1. That the Jews, who possessed these ideas, should be scattered throughout the world, and that they should be thus scattered long enough before the time of the general diffusion of Divine knowledge to have become familiar with the languages of the different nations where they sojourned. This would be necessary, in order that, by speaking in other tongues, they might transfer into them their own ideas of Divine things, by attaching those ideas to words in the respective languages which they spoke, or by introducing into those languages words and phrases of Hebrew origin conveying the revealed ideas. Whether the different languages were acquired by miraculous or by human instrumentality, there would be no other way possible of transferring ideas from one language to another, but by the methods above mentioned.
2. It would be necessary, before the Jews were thus scattered, that their propensity to idolatry should be entirely subdued, otherwise they would, as they had frequently done before, fall into the abominable habits of the nations among whom they were dispersed.[23]
[23] Idolatry is one of the most unconquerable of all the corrupt propensities of the human soul. Miracles under the new dispensation had scarcely ceased—the apostolic fathers were scarcely cold in their graves, before idolatrous forms were again superinduced upon the pure spirituality of the holy gospel; and in the papal church the curse continues till this hour. [Back]
3. The new and spiritual system should be first propagated among those who understood both the spiritual import of the Hebrew language, and likewise the language of the other nations to whom the gospel was to be preached. It was necessary that the new dispensation should be committed, first to the Jews, who were scattered in the surrounding nations, because, as we have seen, they were the only individuals immediately prepared to communicate it to others.
Now the following facts are matters of authentic history.
1. By instruction and discipline the Jews were entirely cured of the propensity to idolatry—so much so that their souls abhorred idols.
2. They were, and had been for many generations, dispersed among all nations of the Roman world; but still, in their dispersion they retained their peculiar ideas, and multitudes of this peculiar people assembled out of all countries, at least once a year, at the city of Jerusalem, to worship Jehovah; and it was while the multitudes were thus assembled that the gospel was first preached to them; and preached, as was proper it should be, by power and miracle, in order that those present might know assuredly that the dispensation was from heaven.
3. The new dispensation was likewise introduced, in the first place, among the Jews who continued to reside in Palestine, and when a sufficient number of them were fully initiated persecutions were caused to arise which scattered them abroad among the nations; and the Gentile languages not being known to them, they were miraculously endowed with the gift of tongues, that they might communicate to others the treasures of Divine knowledge committed to them.

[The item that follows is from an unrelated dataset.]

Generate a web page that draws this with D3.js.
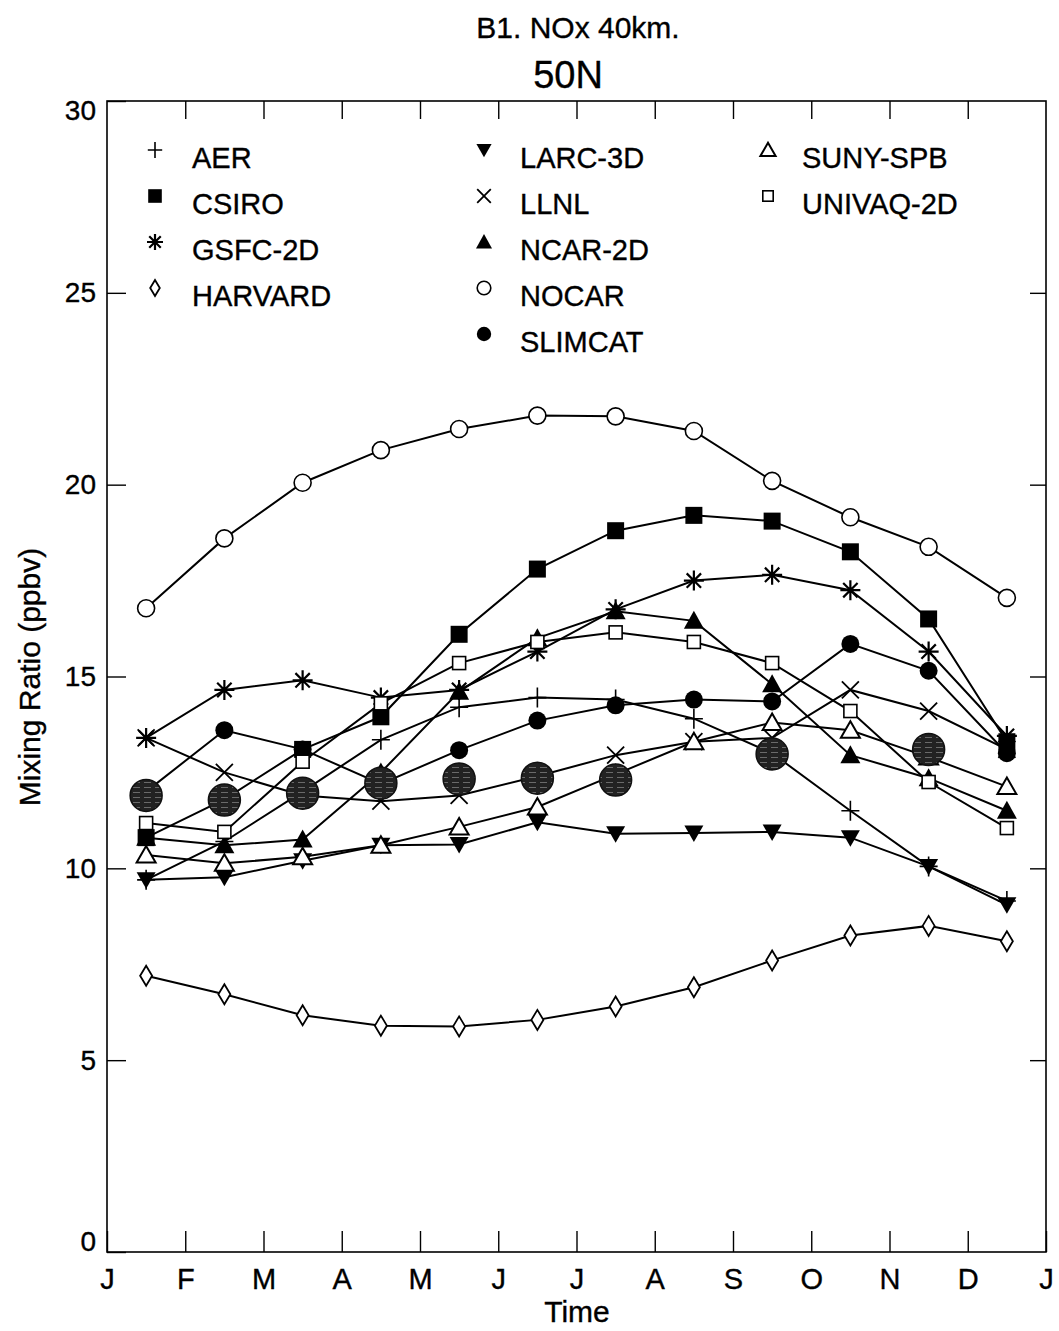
<!DOCTYPE html>
<html>
<head>
<meta charset="utf-8">
<script src="https://cdn.jsdelivr.net/npm/d3@7"></script>
<style>
  body { margin: 0; background: #fff; }
  text { font-family: "Liberation Sans", Arial, Helvetica, sans-serif; fill: #000; stroke: #000; stroke-width: 0.35px; }
</style>
</head>
<body>
<svg id="chart" width="1059" height="1331"></svg>
<script>
// Monthly NOx mixing ratio (ppbv) at 40 km, 50N, one value per month (mid-month)
const monthLabels = ["J", "F", "M", "A", "M", "J", "J", "A", "S", "O", "N", "D", "J"];
const yTickValues = [0, 5, 10, 15, 20, 25, 30];

const aer      = [9.7, 10.7, 12.0, 13.35, 14.2, 14.45, 14.4, 13.9, 13.0, 11.5, 10.05, 9.15];
const csiro    = [10.8, 11.8, 13.1, 13.95, 16.1, 17.8, 18.8, 19.2, 19.05, 18.25, 16.5, 13.3];
const gsfc2d   = [13.4, 14.65, 14.9, 14.45, 14.65, 15.65, 16.75, 17.5, 17.65, 17.25, 15.65, 13.45];
const harvard  = [7.2, 6.72, 6.17, 5.9, 5.88, 6.05, 6.4, 6.9, 7.6, 8.25, 8.5, 8.1];
const larc3d   = [9.7, 9.77, 10.2, 10.6, 10.62, 11.2, 10.9, 10.92, 10.95, 10.8, 10.05, 9.05];
const llnl     = [13.4, 12.5, 11.9, 11.75, 11.9, 12.4, 12.95, 13.3, 13.4, 14.65, 14.1, 13.1];
const ncar2d   = [10.8, 10.6, 10.75, 12.5, 14.6, 16.0, 16.7, 16.45, 14.8, 12.95, 12.35, 11.5];
const nocar    = [16.78, 18.6, 20.05, 20.9, 21.45, 21.8, 21.78, 21.4, 20.1, 19.15, 18.38, 17.05];
const slimcat  = [12.0, 13.6, 13.1, 12.2, 13.08, 13.85, 14.25, 14.4, 14.35, 15.85, 15.15, 13.0];
const sunySpb  = [10.35, 10.13, 10.3, 10.6, 11.08, 11.6, 12.45, 13.3, 13.8, 13.6, 12.9, 12.13];
const univaq2d = [11.18, 10.95, 12.78, 14.3, 15.35, 15.9, 16.15, 15.9, 15.35, 14.1, 12.25, 11.05];

// Observed climatology (no value for some months)
const observed = [11.9, 11.78, 11.96, 12.22, 12.33, 12.35, 12.3, null, 12.98, null, 13.1, null];

const seriesNames = ["AER", "CSIRO", "GSFC-2D", "HARVARD", "LARC-3D", "LLNL",
                     "NCAR-2D", "NOCAR", "SLIMCAT", "SUNY-SPB", "UNIVAQ-2D"];
const seriesValues = [aer, csiro, gsfc2d, harvard, larc3d, llnl,
                      ncar2d, nocar, slimcat, sunySpb, univaq2d];
const seriesSymbols = ["plus", "filledSquare", "asterisk", "diamond", "filledDown", "cross",
                       "filledUp", "openCircle", "filledCircle", "openUp", "openSquare"];

const svg = d3.select("#chart");
const plotLeft = 107, plotRight = 1046, plotTop = 101, plotBottom = 1252;

const x = d3.scaleLinear().domain([0, 12]).range([plotLeft, plotRight]);
const y = d3.scaleLinear().domain([0, 30]).range([plotBottom, plotTop]);

// halftone fill for the observation discs
const defs = svg.append("defs");
const pat = defs.append("pattern").attr("id", "halftone")
  .attr("patternUnits", "userSpaceOnUse").attr("width", 11).attr("height", 5);
pat.append("rect").attr("width", 11).attr("height", 5).attr("fill", "#222");
pat.append("rect").attr("x", 1).attr("y", 2).attr("width", 7).attr("height", 1).attr("fill", "#6a6a6a");

// frame
svg.append("rect").attr("x", plotLeft).attr("y", plotTop)
  .attr("width", plotRight - plotLeft).attr("height", plotBottom - plotTop)
  .attr("fill", "none").attr("stroke", "#000").attr("stroke-width", 1.6);

// axes with inward ticks
const monthTicks = d3.range(13);
const xAxis = d3.axisBottom(x).tickValues(monthTicks)
  .tickFormat(i => monthLabels[i]).tickSizeInner(-21).tickSizeOuter(0).tickPadding(16);
const gx = svg.append("g").attr("transform", `translate(0,${plotBottom})`).call(xAxis);
gx.select(".domain").remove();
gx.selectAll("line").attr("stroke", "#000").attr("stroke-width", 1.4);
gx.selectAll("text").style("font-size", "29px").attr("font-family", null);

const xTop = d3.axisTop(x).tickValues(monthTicks.slice(1, 12)).tickFormat("")
  .tickSizeInner(-18).tickSizeOuter(0);
const gxt = svg.append("g").attr("transform", `translate(0,${plotTop})`).call(xTop);
gxt.select(".domain").remove();
gxt.selectAll("line").attr("stroke", "#000").attr("stroke-width", 1.4);

const yAxis = d3.axisLeft(y).tickValues(yTickValues).tickFormat(d3.format("d"))
  .tickSizeInner(-19).tickSizeOuter(0).tickPadding(11);
const gy = svg.append("g").attr("transform", `translate(${plotLeft},0)`).call(yAxis);
gy.select(".domain").remove();
gy.selectAll("line").attr("stroke", "#000").attr("stroke-width", 1.4);
gy.selectAll("text").style("font-size", "28px").attr("font-family", null);
// end labels sit just inside the frame
gy.selectAll(".tick").filter(d => d === 0).select("text").attr("dy", "-0.05em");
gy.selectAll(".tick").filter(d => d === 30).select("text").attr("dy", "0.66em");

const yRight = d3.axisRight(y).tickValues(yTickValues.slice(1, 6)).tickFormat("")
  .tickSizeInner(-16).tickSizeOuter(0);
const gyr = svg.append("g").attr("transform", `translate(${plotRight},0)`).call(yRight);
gyr.select(".domain").remove();
gyr.selectAll("line").attr("stroke", "#000").attr("stroke-width", 1.4);

// titles
svg.append("text").attr("x", 578).attr("y", 38).attr("text-anchor", "middle")
  .style("font-size", "30px").text("B1. NOx 40km.");
svg.append("text").attr("x", 568).attr("y", 88).attr("text-anchor", "middle")
  .style("font-size", "38px").text("50N");
svg.append("text").attr("x", 577).attr("y", 1322).attr("text-anchor", "middle")
  .style("font-size", "30px").text("Time");
svg.append("text").attr("transform", "translate(40,677) rotate(-90)")
  .attr("text-anchor", "middle").style("font-size", "30px").text("Mixing Ratio (ppbv)");

// marker glyphs
function drawSymbol(g, type, k) {
  const sw = 1.8;
  switch (type) {
    case "plus":
      g.append("path").attr("d", `M${-9*k},0H${9*k}M0,${-10*k}V${10*k}`)
        .attr("stroke", "#000").attr("stroke-width", 1.6).attr("fill", "none"); break;
    case "filledSquare":
      g.append("rect").attr("x", -8.5*k).attr("y", -8.5*k).attr("width", 17*k).attr("height", 17*k)
        .attr("fill", "#000"); break;
    case "asterisk": {
      const r = 10*k, d = r * 0.72;
      g.append("path").attr("d", `M${-r},0H${r}M0,${-r}V${r}M${-d},${-d}L${d},${d}M${-d},${d}L${d},${-d}`)
        .attr("stroke", "#000").attr("stroke-width", 2.2).attr("fill", "none"); break;
    }
    case "diamond":
      g.append("path").attr("d", `M0,${-10*k}L${6*k},0L0,${10*k}L${-6*k},0Z`)
        .attr("fill", "#fff").attr("stroke", "#000").attr("stroke-width", sw); break;
    case "filledDown":
      g.append("path").attr("d", `M${-9.5*k},${-7.5*k}L${9.5*k},${-7.5*k}L0,${9*k}Z`)
        .attr("fill", "#000"); break;
    case "cross":
      g.append("path").attr("d", `M${-8.5*k},${-8.5*k}L${8.5*k},${8.5*k}M${-8.5*k},${8.5*k}L${8.5*k},${-8.5*k}`)
        .attr("stroke", "#000").attr("stroke-width", 1.8).attr("fill", "none"); break;
    case "filledUp":
      g.append("path").attr("d", `M${-10*k},${8*k}L${10*k},${8*k}L0,${-10*k}Z`)
        .attr("fill", "#000"); break;
    case "openCircle":
      g.append("circle").attr("r", 8.5*k)
        .attr("fill", "#fff").attr("stroke", "#000").attr("stroke-width", 1.6); break;
    case "filledCircle":
      g.append("circle").attr("r", 9*k).attr("fill", "#000"); break;
    case "openUp":
      g.append("path").attr("d", `M${-9.5*k},${7.5*k}L${9.5*k},${7.5*k}L0,${-9*k}Z`)
        .attr("fill", "#fff").attr("stroke", "#000").attr("stroke-width", 2); break;
    case "openSquare":
      g.append("rect").attr("x", -6.5*k).attr("y", -6.5*k).attr("width", 13*k).attr("height", 13*k)
        .attr("fill", "#fff").attr("stroke", "#000").attr("stroke-width", 1.6); break;
  }
}

const line = d3.line().x((d, i) => x(i + 0.5)).y(d => y(d));

// model curves
const plot = svg.append("g");
seriesValues.forEach(vals => {
  plot.append("path").datum(vals).attr("d", line)
    .attr("fill", "none").attr("stroke", "#000").attr("stroke-width", 2);
});
seriesValues.forEach((vals, s) => {
  vals.forEach((v, i) => {
    const g = plot.append("g").attr("transform", `translate(${x(i + 0.5)},${y(v)})`);
    drawSymbol(g, seriesSymbols[s], 1);
  });
});

// observations
observed.forEach((v, i) => {
  if (v === null) return;
  plot.append("circle").attr("cx", x(i + 0.5)).attr("cy", y(v)).attr("r", 16)
    .attr("fill", "url(#halftone)").attr("stroke", "#111").attr("stroke-width", 1.5);
});

// legend in three columns
const legendCols = [{ sx: 155, tx: 192 }, { sx: 484, tx: 520 }, { sx: 768, tx: 802 }];
const legendColOf = [0, 0, 0, 0, 1, 1, 1, 1, 1, 2, 2];
const legendRowOf = [0, 1, 2, 3, 0, 1, 2, 3, 4, 0, 1];
const legend = svg.append("g");
seriesNames.forEach((name, s) => {
  const col = legendCols[legendColOf[s]];
  const baseY = 168 + legendRowOf[s] * 46;
  const g = legend.append("g").attr("transform", `translate(${col.sx},${baseY - 18})`);
  drawSymbol(g, seriesSymbols[s], 0.8);
  legend.append("text").attr("x", col.tx).attr("y", baseY)
    .style("font-size", "29px").text(name);
});
</script>
</body>
</html>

Thus, when the old dispensation had fulfilled its design in disciplining the Jews, in imparting first ideas, and thus, as a ‘schoolmaster,’ preparing the people for the higher instruction of Christ; and when the fulness of the times had come that the means and the material were prepared to propagate the spiritual truth of the new dispensation, then the Mosaic cycle would appropriately close—it would not be consistent that it should remain longer, for the plain reason given by Jesus himself, that new wine should not be put into old bottles, nor the old and imperfect forms be incorporated with the new and spiritual system.
Therefore it was that so soon as the new dispensation had been introduced, and its foundations firmly laid, Jerusalem, the centre of the old economy, with the temple, and all things pertaining to the ritual service, was at once and completely destroyed, and the old system vanished away for ever. It would not have been expedient for God to destroy the old system sooner, because it was necessary to engraft the new system upon the old; and it ought not to have remained longer, for the reasons above stated.[24]